Secret Art: The use of magical or sorcerous powers (mancing).

Snizort: A place in Taltid with a potent and concentrated node, near the famous tar pits and seeps. The lyrinx took Gilhaelith there to help them find the remains of a village lost in the Great Seep thousands of years ago. When he did so, they excavated a tunnel into the seep by freezing the tar, and took out a number of crystals, other artefacts and long-dead human bodies. After the node exploded, the tar caught fire and Snizort had to be abandoned.

Strong Forces: Forces which are speculated to exist, though no mancer has yet survived to prove their existence.

Thapter: Tiaan’s name for the flying construct she and Malien created in Tirthrax.

Torgnadr: A device patterned by the lyrinx to drain a field dry, or to channel power from the field for their own purposes.
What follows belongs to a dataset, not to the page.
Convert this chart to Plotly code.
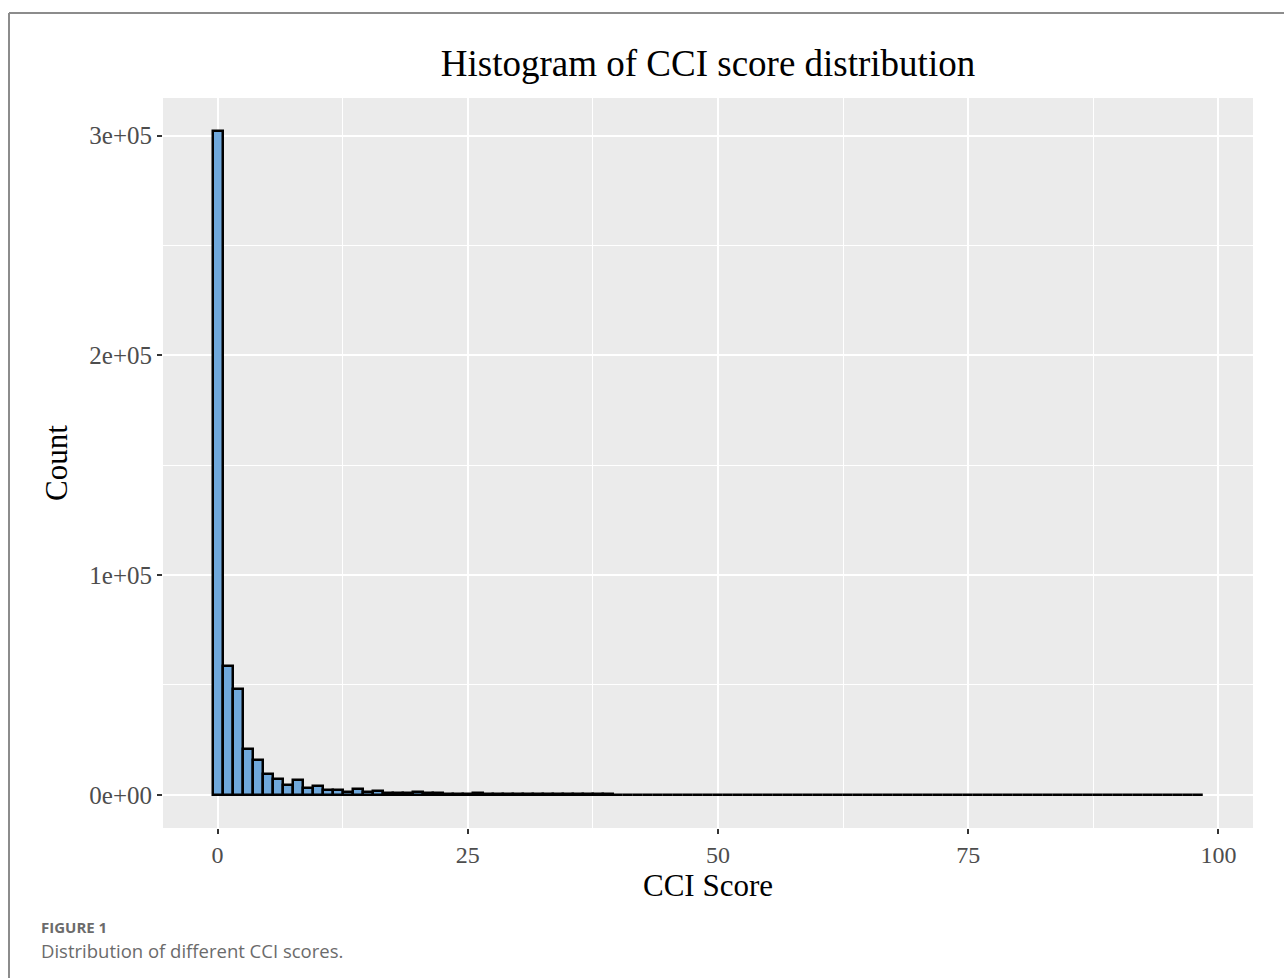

Torgnadrs are extremely difficult to pattern and most attempts fail, though some result in weak devices such as phynadrs which can draw small amounts of power for a particular purpose. Tiaan was used, with her amplimet, to pattern particularly strong torgnadrs, though the patterning was not entirely successful. Related devices include zygnadrs (sentinels), and the flisnadr (power patterner).

Well of Echoes, the: An Aachim concept to do with the reverberation of time, memory and the Histories. Sometimes a place of death and rebirth (to the same cycling fate). Also a sense of being trapped in history, of being helpless to change collective fate (of a family, clan or species). Its origin is sometimes thought to be a sacred well on Aachan, sometimes on Santhenar. The term has become part of Aachim folklore. ‘I have looked in the Well of Echoes.’ ‘I heard it at the Well.’ ‘I will go to the Well.’ Possibly also a source; a great node.

The Well is symbolised by the three-dimensional symbol of infinity, the universe and nothingness. A Well of Echoes, trapped in Tirthrax, is held there only by the most powerful magic.

DATES AND MEASUREMENTS

The Santhenar year has 396 days.

A span is roughly six feet or slightly less than two metres.

A league is about three miles or five kilometres.